Special Reasons not to endorse or Disqualify
|The Road Traffic Offenders Act 1988, s. 34(1)  provides legislation relating to special reasons not to disqualify or to disqualify for shorter period, it states:
|(1) Where a person is convicted of an offence involving obligatory disqualification, the court must order him to be disqualified for such period not less than twelve months as the court thinks fit unless the court for special reasons thinks fit to order him to be disqualified for a shorter period or not to order him to be disqualified.
In certain circumstances defendants convicted of drink driving offences may be able to have any mandatory period of driving disqualification significantly reduced or totally avoided if 'special reasons' are established.
Driving licence endorsements & penalty points can also be avoided if special reasons are successfully established.
Special reasons must be established by the defence using evidence and may be subject to cross examination and evidence in rebuttal.
Even when special reasons are successfully established, it is no guarantee that disqualification or endorsement will be avoided. It remains at the sentencing courts discretion whether or not the special reasons established make it proper not to disqualify or endorse.
Arguing that any period of disqualification imposed will cause extreme hardship to an offender or their family WILL NOT amount to a special reason.
What are special reasons?
Special reasons must relate to the commission of the drink driving offence in question and in order to constitute a special reason the Court of Appeal has established that any matter put forward as a special reason not to endorse or disqualify must:
- be a mitigating or extenuating circumstance;
- not amount in law to a defence to the drink driving charge;
- be directly connected to the commission of the drink driving offence;
- be one which a court of law ought to properly take into consideration when considering what sentence to impose.

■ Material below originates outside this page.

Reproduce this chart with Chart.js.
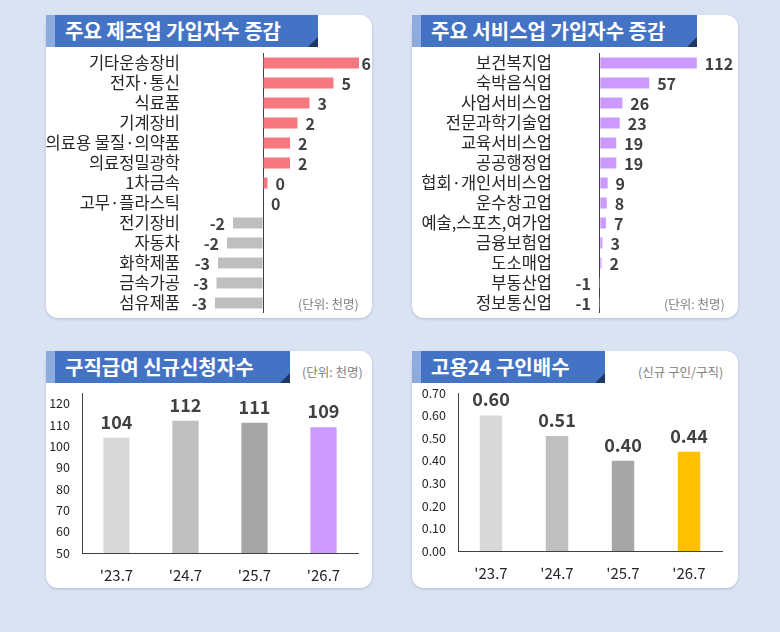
<!DOCTYPE html>
<html>
<head>
<meta charset="utf-8">
<script src="https://cdn.jsdelivr.net/npm/chart.js@4.4.1/dist/chart.umd.min.js"></script>
<style>
  body { margin: 0; width: 780px; height: 632px; background: #dae3f3; position: relative; overflow: hidden; font-family: "Noto Sans CJK KR", sans-serif; }
  .panel { position: absolute; background: #fff; border-radius: 12px; box-shadow: 0 1px 3px rgba(60, 80, 120, 0.25); }
  .banner { position: absolute; left: 0; top: 0; background: #4472c4; border-left: 9px solid #8faadc; color: #fff; font-weight: bold; font-size: 20px; padding-left: 10px; box-sizing: border-box; white-space: nowrap; }
  .banner:after { content: ""; position: absolute; right: 0; bottom: 0; width: 0; height: 0; border-bottom: 10px solid #203864; border-left: 10px solid transparent; }
  .unit { position: absolute; font-size: 12.5px; color: #808080; white-space: nowrap; z-index: 2; }
  canvas { position: absolute; }
</style>
</head>
<body>

<div class="panel" style="left:46px;top:15px;width:326px;height:303px;">
  <div class="banner" style="width:272px;height:32px;line-height:32px;">주요 제조업 가입자수 증감</div>
</div>
<div class="panel" style="left:412px;top:15px;width:326px;height:303px;">
  <div class="banner" style="width:285px;height:32px;line-height:32px;">주요 서비스업 가입자수 증감</div>
</div>
<div class="panel" style="left:46px;top:351px;width:326px;height:237px;">
  <div class="banner" style="width:244px;height:32px;line-height:32px;">구직급여 신규신청자수</div>
</div>
<div class="panel" style="left:412px;top:351px;width:326px;height:237px;">
  <div class="banner" style="width:193px;height:32px;line-height:32px;">고용24 구인배수</div>
</div>

<div class="unit" style="left:298px;top:294px;">(단위: 천명)</div>
<div class="unit" style="left:664px;top:294px;">(단위: 천명)</div>
<div class="unit" style="left:302px;top:362px;">(단위: 천명)</div>
<div class="unit" style="left:638px;top:362px;">(신규 구인/구직)</div>

<canvas id="mfg" style="left:46px;top:50px;width:326px;height:268px;"></canvas>
<canvas id="svc" style="left:412px;top:50px;width:326px;height:268px;"></canvas>
<canvas id="ben" style="left:46px;top:385px;width:326px;height:203px;"></canvas>
<canvas id="job" style="left:412px;top:385px;width:326px;height:203px;"></canvas>

<script>
// 주요 제조업 가입자수 증감 (천명)
const mfgLabels = ['기타운송장비', '전자·통신', '식료품', '기계장비', '의료용 물질·의약품', '의료정밀광학',
  '1차금속', '고무·플라스틱', '전기장비', '자동차', '화학제품', '금속가공', '섬유제품'];
const mfgValues = [6.4, 4.7, 3.1, 2.3, 1.8, 1.8, 0.3, 0.0, -2.0, -2.4, -3.0, -3.1, -3.2];

// 주요 서비스업 가입자수 증감 (천명)
const svcLabels = ['보건복지업', '숙박음식업', '사업서비스업', '전문과학기술업', '교육서비스업', '공공행정업',
  '협회·개인서비스업', '운수창고업', '예술,스포츠,여가업', '금융보험업', '도소매업', '부동산업', '정보통신업'];
const svcValues = [112, 57, 26, 23, 19, 19, 9, 8, 7, 3, 2, -1, -1];

// 구직급여 신규신청자수 (천명) / 고용24 구인배수
const periods = ["'23.7", "'24.7", "'25.7", "'26.7"];
const benefitValues = [104, 112, 111, 109];
const benefitTicks = [50, 60, 70, 80, 90, 100, 110, 120];
const jobRatioValues = [0.60, 0.51, 0.40, 0.44];
const jobRatioTicks = [0, 0.1, 0.2, 0.3, 0.4, 0.5, 0.6, 0.7];

const FONT = '"Noto Sans CJK KR", sans-serif';
const TEXT = '#262626';

// draws the value next to / above each bar
const valueLabels = {
  id: 'valueLabels',
  afterDatasetsDraw(chart, args, opts) {
    const ctx = chart.ctx;
    const ds = chart.data.datasets[0];
    const meta = chart.getDatasetMeta(0);
    ctx.save();
    ctx.fillStyle = '#404040';
    ctx.font = 'bold ' + opts.size + 'px ' + FONT;
    meta.data.forEach((bar, i) => {
      const v = ds.data[i];
      const txt = opts.format(v);
      if (opts.horizontal) {
        ctx.textBaseline = 'middle';
        if (v >= 0) {
          ctx.textAlign = 'left';
          let x = bar.x + opts.gap;
          const w = ctx.measureText(txt).width;
          x = Math.min(x, chart.width - w - 1);
          ctx.fillText(txt, x, bar.y + 1);
        } else {
          ctx.textAlign = 'right';
          ctx.fillText(txt, bar.x - opts.gap, bar.y + 1);
        }
      } else {
        ctx.textAlign = 'center';
        ctx.textBaseline = 'bottom';
        ctx.fillText(txt, bar.x, bar.y - opts.gap);
      }
    });
    ctx.restore();
  }
};

function hBar(id, labels, values, color, min, max, axisWidth, padRight) {
  new Chart(document.getElementById(id), {
    type: 'bar',
    data: {
      labels: labels,
      datasets: [{
        data: values,
        backgroundColor: values.map(v => v >= 0 ? color : '#bfbfbf'),
        barPercentage: 0.55,
        categoryPercentage: 1.0
      }]
    },
    options: {
      indexAxis: 'y',
      responsive: false,
      animation: false,
      layout: { padding: { top: 3, bottom: 5, left: 0, right: padRight } },
      plugins: {
        legend: { display: false },
        tooltip: { enabled: false },
        valueLabels: { horizontal: true, gap: 8, size: 16, format: v => String(Math.round(v)) }
      },
      scales: {
        x: {
          min: min, max: max,
          afterBuildTicks: axis => { axis.ticks = [{ value: 0 }]; },
          afterFit: axis => { axis.height = 0; },
          ticks: { display: false },
          grid: { color: '#404040', lineWidth: 1, drawTicks: false },
          border: { display: false }
        },
        y: {
          afterFit: axis => { axis.width = axisWidth; axis.paddingTop = 0; axis.paddingBottom = 0; },
          grid: { display: false, drawTicks: false },
          border: { display: false },
          ticks: { autoSkip: false, color: TEXT, padding: 8, font: { family: FONT, size: 16.5 } }
        }
      }
    },
    plugins: [valueLabels]
  });
}

function vBar(id, values, colors, ticks, yOpts, axisWidth, padRight, axisHeight, labelSize, fmt) {
  new Chart(document.getElementById(id), {
    type: 'bar',
    data: {
      labels: periods,
      datasets: [{
        data: values,
        backgroundColor: colors,
        barPercentage: yOpts.barPct,
        categoryPercentage: 1.0
      }]
    },
    options: {
      responsive: false,
      animation: false,
      layout: { padding: { top: 8, bottom: 0, left: 0, right: padRight } },
      plugins: {
        legend: { display: false },
        tooltip: { enabled: false },
        valueLabels: { horizontal: false, gap: 7, size: labelSize, format: fmt }
      },
      scales: {
        x: {
          afterFit: axis => { axis.height = axisHeight; axis.paddingLeft = 0; axis.paddingRight = 0; },
          grid: { display: false, drawTicks: false },
          border: { color: '#404040', width: 1 },
          ticks: { color: TEXT, padding: 13, font: { family: FONT, size: 15 } }
        },
        y: {
          min: yOpts.min, max: yOpts.max,
          afterBuildTicks: axis => { axis.ticks = ticks.map(v => ({ value: v })); },
          afterFit: axis => { axis.width = axisWidth; axis.paddingTop = 0; axis.paddingBottom = 0; },
          grid: { display: false, drawTicks: false },
          border: { color: '#404040', width: 1 },
          ticks: {
            color: TEXT, padding: 12,
            font: { family: FONT, size: 12.5 },
            callback: v => yOpts.tick(v)
          }
        }
      }
    },
    plugins: [valueLabels]
  });
}

hBar('mfg', mfgLabels, mfgValues, '#f8777f', -5, 6.5, 142, 11.5);
hBar('svc', svcLabels, svcValues, '#cc99ff', -46, 150, 148, 8.3);

vBar('ben', benefitValues, ['#d9d9d9', '#bfbfbf', '#a6a6a6', '#cc99ff'], benefitTicks,
  { min: 50, max: 125, barPct: 0.38, tick: v => v }, 36, 14, 35, 18, v => String(v));
vBar('job', jobRatioValues, ['#d9d9d9', '#bfbfbf', '#a6a6a6', '#ffc000'], jobRatioTicks,
  { min: 0, max: 0.7, barPct: 0.34, tick: v => v.toFixed(2) }, 46, 16, 37, 18, v => v.toFixed(2));
</script>
</body>
</html>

What must the court consider?
When special reasons are put forward in drink driving cases the sentencing court must consider the following factors:
- the reason for driving the motor vehicle;
- the distance the motor vehicle was driven;
- the manner in which the motor vehicle was driven;
- the condition of the motor vehicle which was driven;
- whether not it was the drivers intention to drive the motor vehicle further;
- the road and traffic conditions at the time the offence took place; and
- the possibility of danger to other road users at the time (most important factor)

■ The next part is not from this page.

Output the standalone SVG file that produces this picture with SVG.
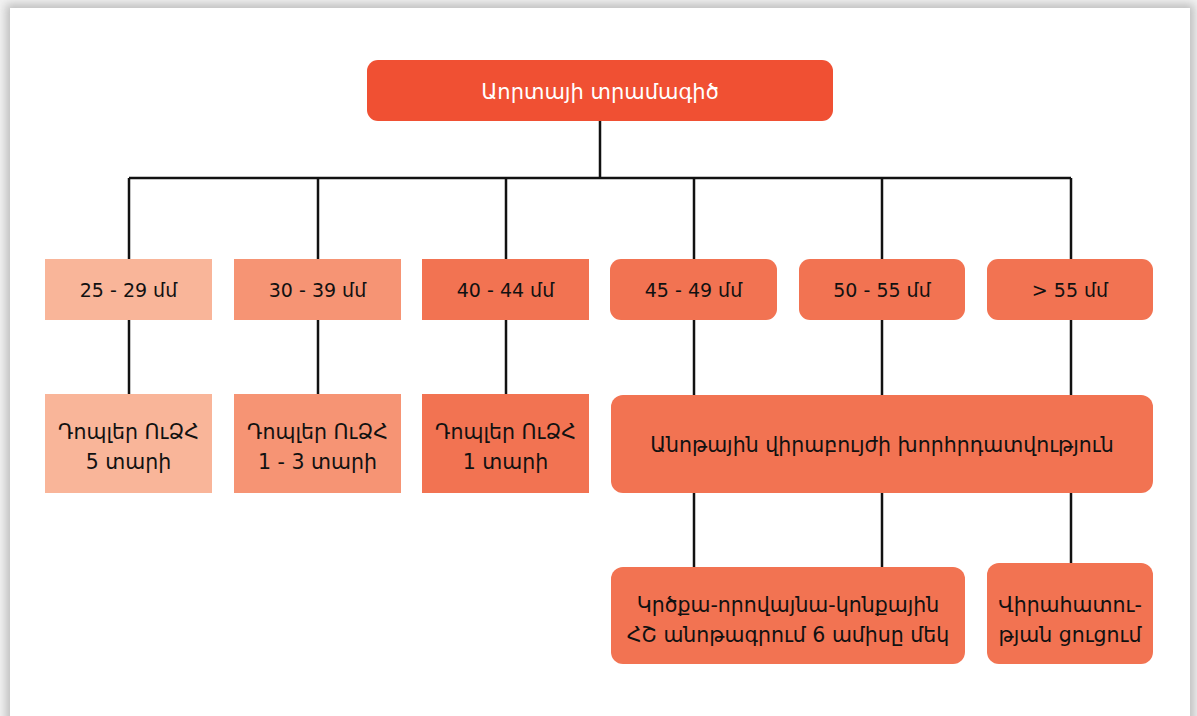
<svg xmlns="http://www.w3.org/2000/svg" width="1197" height="716" viewBox="0 0 1197 716">
<defs>
<filter id="sh" x="-5%" y="-5%" width="110%" height="110%"><feGaussianBlur stdDeviation="5"/></filter>
<style>
text{font-family:"DejaVu Sans","Noto Sans",sans-serif;font-size:20.5px;fill:#111;text-anchor:middle}
.num{font-size:19px}
.w{fill:#fff;font-size:21px}
.c1{fill:#F9B599}.c2{fill:#F69474}.c3{fill:#F27352}.top{fill:#F05033}
.ln{stroke:#111;stroke-width:2.5;fill:none}
</style>
</defs>
<rect width="1197" height="716" fill="#f2f2f2"/>
<rect x="6" y="4" width="1188" height="740" fill="#bdbdbd" filter="url(#sh)"/>
<rect x="10" y="8" width="1180" height="720" fill="#fff"/>
<g id="connectors" class="ln">
<path d="M600 121V178M129 178H1071M129 178V259M318 178V259M506 178V259M694 178V259M882 178V259M1071 178V259"/>
<path d="M129 320V395M318 320V395M506 320V395M694 320V395M882 320V395M1071 320V395"/>
<path d="M694 493V567M882 493V567M1071 493V563"/>
</g>
<g id="root"><rect class="top" x="367" y="60" width="466" height="61" rx="11"/><text class="w" x="600" y="99">Աորտայի տրամագիծ</text></g>
<g id="n1"><rect class="c1" x="45" y="259" width="167" height="61"/><text class="num" x="128.5" y="297">25 - 29 մմ</text></g>
<g id="n2"><rect class="c2" x="234" y="259" width="167" height="61"/><text class="num" x="317.5" y="297">30 - 39 մմ</text></g>
<g id="n3"><rect class="c3" x="422" y="259" width="167" height="61"/><text class="num" x="505.5" y="297">40 - 44 մմ</text></g>
<g id="n4"><rect class="c3" x="610" y="259" width="167" height="61" rx="11"/><text class="num" x="693.5" y="297">45 - 49 մմ</text></g>
<g id="n5"><rect class="c3" x="799" y="259" width="166" height="61" rx="11"/><text class="num" x="882" y="297">50 - 55 մմ</text></g>
<g id="n6"><rect class="c3" x="987" y="259" width="166" height="61" rx="11"/><text class="num" x="1070" y="297">&gt; 55 մմ</text></g>
<g id="d1"><rect class="c1" x="45" y="394" width="167" height="99"/><text x="128.5" y="439">Դոպլեր ՈւՁՀ</text><text x="128.5" y="469">5 տարի</text></g>
<g id="d2"><rect class="c2" x="234" y="394" width="167" height="99"/><text x="317.5" y="439">Դոպլեր ՈւՁՀ</text><text x="317.5" y="469">1 - 3 տարի</text></g>
<g id="d3"><rect class="c3" x="422" y="394" width="167" height="99"/><text x="505.5" y="439">Դոպլեր ՈւՁՀ</text><text x="505.5" y="469">1 տարի</text></g>
<g id="big"><rect class="c3" x="611" y="395" width="542" height="98" rx="12"/><text x="882" y="452">Անոթային վիրաբույժի խորհրդատվություն</text></g>
<g id="b1"><rect class="c3" x="611" y="567" width="354" height="97" rx="12"/><text x="788" y="612">Կրծքա-որովայնա-կոնքային</text><text x="788" y="642">ՀՇ անոթագրում 6 ամիսը մեկ</text></g>
<g id="b2"><rect class="c3" x="987" y="563" width="166" height="101" rx="12"/><text x="1070" y="612">Վիրահատու-</text><text x="1070" y="642">թյան ցուցում</text></g>
</svg>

Establishing special reasons is a complicated and technical area of law where there is a great deal of case law available as to what amounts to special reasons. It is advisable to take advice and counsel from a solicitor advocate who specialises in drink driving and motoring law in order to establish if arguing special reasons is plausible.
Possible Special Reasons
- Very short distance driven (moving car a few yards to safety)
- Driving due to an emergency (medical or otherwise)
- A drivers drink being laced or spiked without their knowledge
The onus of establishing special reasons is on the defence/defendant.